:: Data in this exercise

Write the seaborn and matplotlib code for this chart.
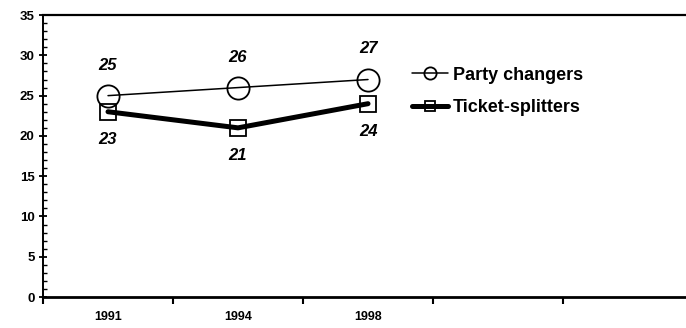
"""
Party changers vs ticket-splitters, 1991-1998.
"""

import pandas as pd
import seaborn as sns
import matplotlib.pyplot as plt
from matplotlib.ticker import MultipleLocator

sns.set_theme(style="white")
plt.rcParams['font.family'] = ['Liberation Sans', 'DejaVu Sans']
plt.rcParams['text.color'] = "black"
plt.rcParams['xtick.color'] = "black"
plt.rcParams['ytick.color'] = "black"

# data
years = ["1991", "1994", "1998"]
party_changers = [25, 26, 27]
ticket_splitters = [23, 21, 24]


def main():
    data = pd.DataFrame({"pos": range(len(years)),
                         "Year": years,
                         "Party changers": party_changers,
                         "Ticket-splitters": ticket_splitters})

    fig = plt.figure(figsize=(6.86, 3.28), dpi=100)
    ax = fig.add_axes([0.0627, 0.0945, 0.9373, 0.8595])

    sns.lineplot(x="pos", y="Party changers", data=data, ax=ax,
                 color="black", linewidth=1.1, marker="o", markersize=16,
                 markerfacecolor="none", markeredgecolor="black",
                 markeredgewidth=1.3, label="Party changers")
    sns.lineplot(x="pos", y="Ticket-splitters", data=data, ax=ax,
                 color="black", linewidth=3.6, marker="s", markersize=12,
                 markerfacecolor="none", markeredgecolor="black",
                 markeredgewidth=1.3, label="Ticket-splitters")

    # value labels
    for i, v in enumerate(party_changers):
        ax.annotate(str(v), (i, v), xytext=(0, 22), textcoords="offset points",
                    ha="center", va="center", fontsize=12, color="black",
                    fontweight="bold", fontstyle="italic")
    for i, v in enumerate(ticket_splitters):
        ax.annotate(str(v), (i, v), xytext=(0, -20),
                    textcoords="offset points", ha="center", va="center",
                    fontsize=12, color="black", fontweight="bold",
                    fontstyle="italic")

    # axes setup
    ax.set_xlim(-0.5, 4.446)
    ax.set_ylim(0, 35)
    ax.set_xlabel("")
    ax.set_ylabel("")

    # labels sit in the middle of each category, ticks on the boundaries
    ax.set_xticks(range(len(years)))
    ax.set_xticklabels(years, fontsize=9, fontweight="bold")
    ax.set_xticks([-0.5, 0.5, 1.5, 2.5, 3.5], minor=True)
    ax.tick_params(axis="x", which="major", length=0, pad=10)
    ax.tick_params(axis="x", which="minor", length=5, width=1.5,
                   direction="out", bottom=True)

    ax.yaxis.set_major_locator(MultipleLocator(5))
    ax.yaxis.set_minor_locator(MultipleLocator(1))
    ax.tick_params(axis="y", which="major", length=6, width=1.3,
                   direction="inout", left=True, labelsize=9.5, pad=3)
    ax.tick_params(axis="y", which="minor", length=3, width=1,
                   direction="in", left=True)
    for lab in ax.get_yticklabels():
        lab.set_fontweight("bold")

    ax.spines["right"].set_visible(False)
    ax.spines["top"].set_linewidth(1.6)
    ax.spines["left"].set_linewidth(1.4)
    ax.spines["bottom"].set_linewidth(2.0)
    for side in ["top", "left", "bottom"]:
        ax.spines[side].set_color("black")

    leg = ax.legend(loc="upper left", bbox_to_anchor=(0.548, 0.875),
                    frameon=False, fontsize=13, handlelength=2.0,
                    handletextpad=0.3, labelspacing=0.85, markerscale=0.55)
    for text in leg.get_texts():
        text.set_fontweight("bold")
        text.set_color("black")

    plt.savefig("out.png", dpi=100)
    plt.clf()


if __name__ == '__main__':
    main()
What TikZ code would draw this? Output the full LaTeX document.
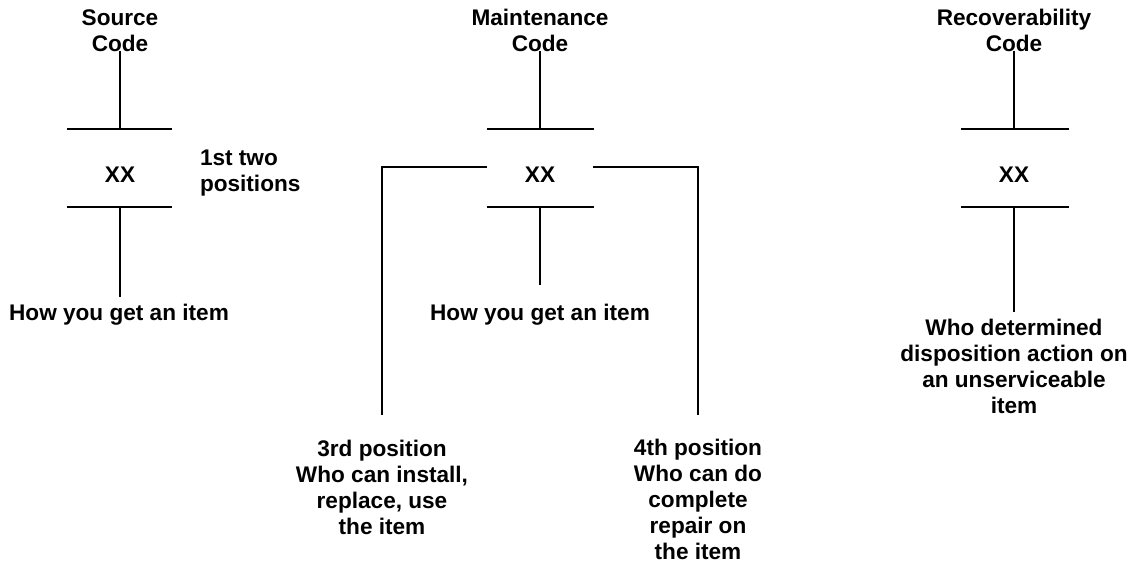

::::

Problem details:
Copy the material shown above in full and exactly. Skip the pictures.

Exercise output:
Write the seaborn and matplotlib code for this chart.
"""
Party changers vs ticket-splitters, 1991-1998.
"""

import pandas as pd
import seaborn as sns
import matplotlib.pyplot as plt
from matplotlib.ticker import MultipleLocator

sns.set_theme(style="white")
plt.rcParams['font.family'] = ['Liberation Sans', 'DejaVu Sans']
plt.rcParams['text.color'] = "black"
plt.rcParams['xtick.color'] = "black"
plt.rcParams['ytick.color'] = "black"

# data
years = ["1991", "1994", "1998"]
party_changers = [25, 26, 27]
ticket_splitters = [23, 21, 24]


def main():
    data = pd.DataFrame({"pos": range(len(years)),
                         "Year": years,
                         "Party changers": party_changers,
                         "Ticket-splitters": ticket_splitters})

    fig = plt.figure(figsize=(6.86, 3.28), dpi=100)
    ax = fig.add_axes([0.0627, 0.0945, 0.9373, 0.8595])

    sns.lineplot(x="pos", y="Party changers", data=data, ax=ax,
                 color="black", linewidth=1.1, marker="o", markersize=16,
                 markerfacecolor="none", markeredgecolor="black",
                 markeredgewidth=1.3, label="Party changers")
    sns.lineplot(x="pos", y="Ticket-splitters", data=data, ax=ax,
                 color="black", linewidth=3.6, marker="s", markersize=12,
                 markerfacecolor="none", markeredgecolor="black",
                 markeredgewidth=1.3, label="Ticket-splitters")

    # value labels
    for i, v in enumerate(party_changers):
        ax.annotate(str(v), (i, v), xytext=(0, 22), textcoords="offset points",
                    ha="center", va="center", fontsize=12, color="black",
                    fontweight="bold", fontstyle="italic")
    for i, v in enumerate(ticket_splitters):
        ax.annotate(str(v), (i, v), xytext=(0, -20),
                    textcoords="offset points", ha="center", va="center",
                    fontsize=12, color="black", fontweight="bold",
                    fontstyle="italic")

    # axes setup
    ax.set_xlim(-0.5, 4.446)
    ax.set_ylim(0, 35)
    ax.set_xlabel("")
    ax.set_ylabel("")

    # labels sit in the middle of each category, ticks on the boundaries
    ax.set_xticks(range(len(years)))
    ax.set_xticklabels(years, fontsize=9, fontweight="bold")
    ax.set_xticks([-0.5, 0.5, 1.5, 2.5, 3.5], minor=True)
    ax.tick_params(axis="x", which="major", length=0, pad=10)
    ax.tick_params(axis="x", which="minor", length=5, width=1.5,
                   direction="out", bottom=True)

    ax.yaxis.set_major_locator(MultipleLocator(5))
    ax.yaxis.set_minor_locator(MultipleLocator(1))
    ax.tick_params(axis="y", which="major", length=6, width=1.3,
                   direction="inout", left=True, labelsize=9.5, pad=3)
    ax.tick_params(axis="y", which="minor", length=3, width=1,
                   direction="in", left=True)
    for lab in ax.get_yticklabels():
        lab.set_fontweight("bold")

    ax.spines["right"].set_visible(False)
    ax.spines["top"].set_linewidth(1.6)
    ax.spines["left"].set_linewidth(1.4)
    ax.spines["bottom"].set_linewidth(2.0)
    for side in ["top", "left", "bottom"]:
        ax.spines[side].set_color("black")

    leg = ax.legend(loc="upper left", bbox_to_anchor=(0.548, 0.875),
                    frameon=False, fontsize=13, handlelength=2.0,
                    handletextpad=0.3, labelspacing=0.85, markerscale=0.55)
    for text in leg.get_texts():
        text.set_fontweight("bold")
        text.set_color("black")

    plt.savefig("out.png", dpi=100)
    plt.clf()


if __name__ == '__main__':
    main()
What TikZ code would draw this? Output the full LaTeX document.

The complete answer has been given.